-- begin --
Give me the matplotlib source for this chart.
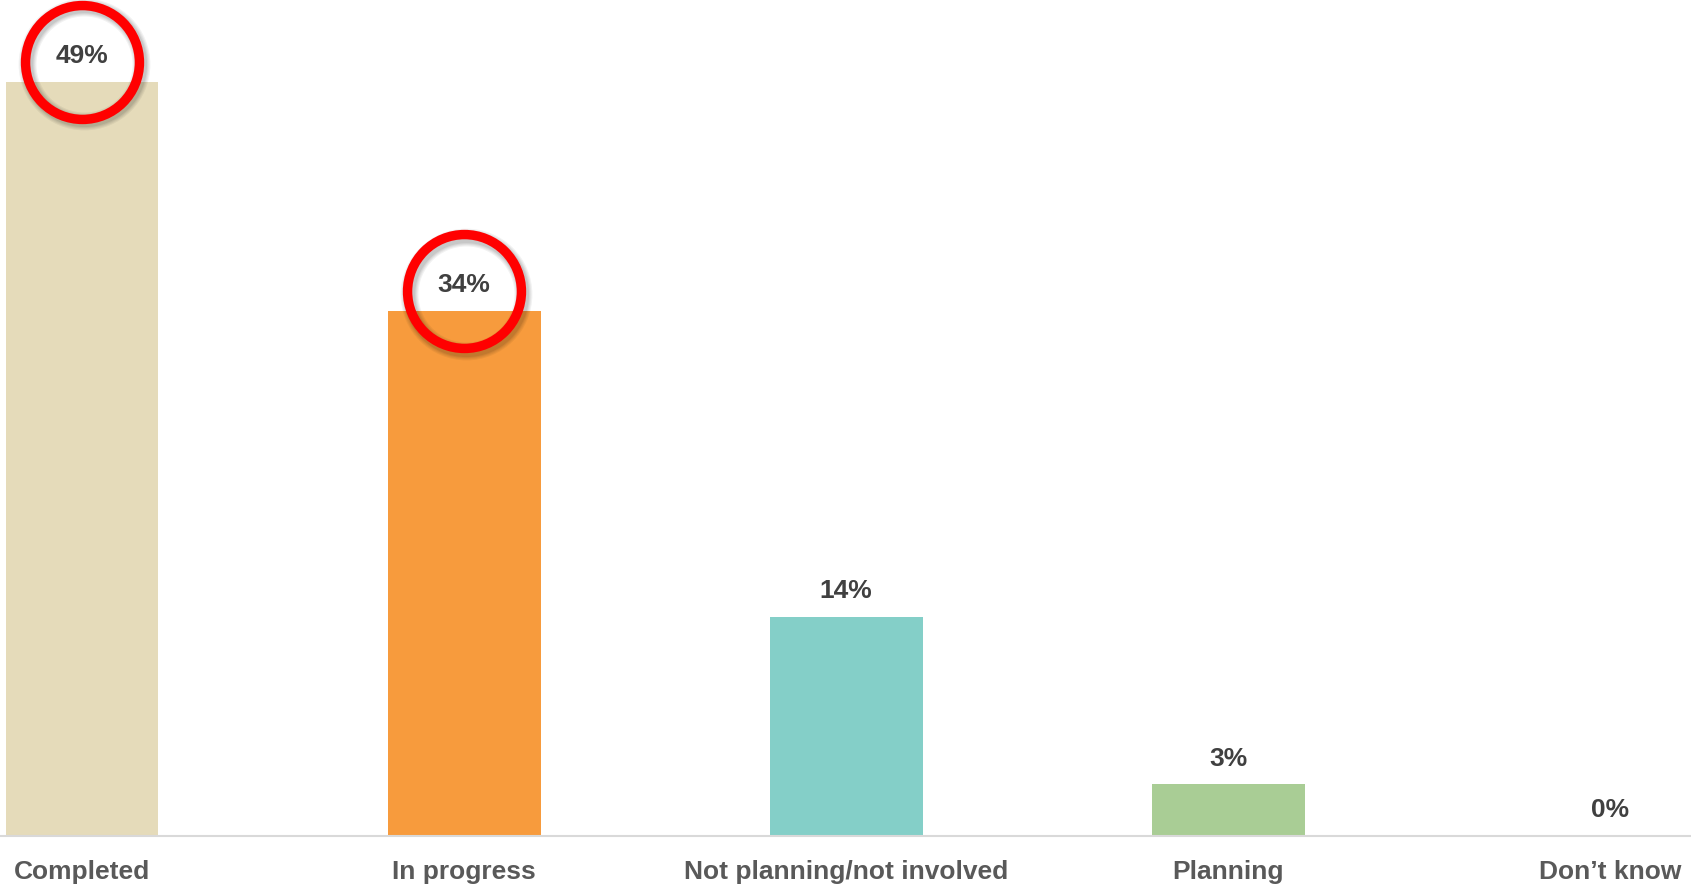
import matplotlib
matplotlib.use('Agg')
import matplotlib.pyplot as plt
import numpy as np

plt.rcParams.update({
    'font.family': ['Liberation Sans', 'DejaVu Sans'],
    'font.weight': 'bold',
})

categories = ['Completed', 'In progress', 'Not planning/not involved', 'Planning', 'Don\u2019t know']
values = [49, 34.1, 14.2, 3.35, 0]
value_labels = ['49%', '34%', '14%', '3%', '0%']
bar_colors = ['#E5DBBA', '#F79B3D', '#84CFC8', '#A9CD95', '#BDBDBD']
highlighted = [0, 1]

DPI = 100
fig = plt.figure(figsize=(16.91, 8.86), dpi=DPI)
ax = fig.add_axes([0, 50 / 886, 1, 836 / 886])

x = np.arange(len(categories))
ax.bar(x, values, width=0.4, color=bar_colors, zorder=2)

ax.set_xlim(-0.2146, 4.211)
ax.set_ylim(0, 54.3)

for xi, v, lab in zip(x, values, value_labels):
    ax.annotate(lab, (xi, v), xytext=(0, 10), textcoords='offset points',
                ha='center', va='bottom', fontsize=19, fontweight='bold',
                color='#404040', zorder=5)

# red rings around the top two results, with a soft shadow
for i in highlighted:
    cy = values[i] + 1.3
    for k, a in enumerate([0.05, 0.05, 0.06, 0.07]):
        ax.plot(x[i] + 0.004, cy - 0.18, marker='o', markersize=82,
                mfc='none', mec='black', mew=6.5 + (4 - k) * 1.6,
                alpha=a, zorder=3, clip_on=False)
    ax.plot(x[i], cy, marker='o', markersize=82, mfc='none', mec='#FF0000',
            mew=6.8, zorder=4, clip_on=False)

ax.set_xticks(x)
ax.set_xticklabels(categories, fontsize=19, fontweight='bold', color='#595959')
ax.tick_params(axis='x', length=0, pad=17)
ax.set_yticks([])
for side in ['top', 'right', 'left']:
    ax.spines[side].set_visible(False)
ax.spines['bottom'].set_color('#D9D9D9')
ax.spines['bottom'].set_linewidth(1.5)

fig.savefig('out.png', dpi=DPI)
-- end --
▶ EXERCISE DIRECTIONS: Write only the number of lines in the data above that include "matplotlib".

▶ RESPONSE FOR THIS EXERCISE: 4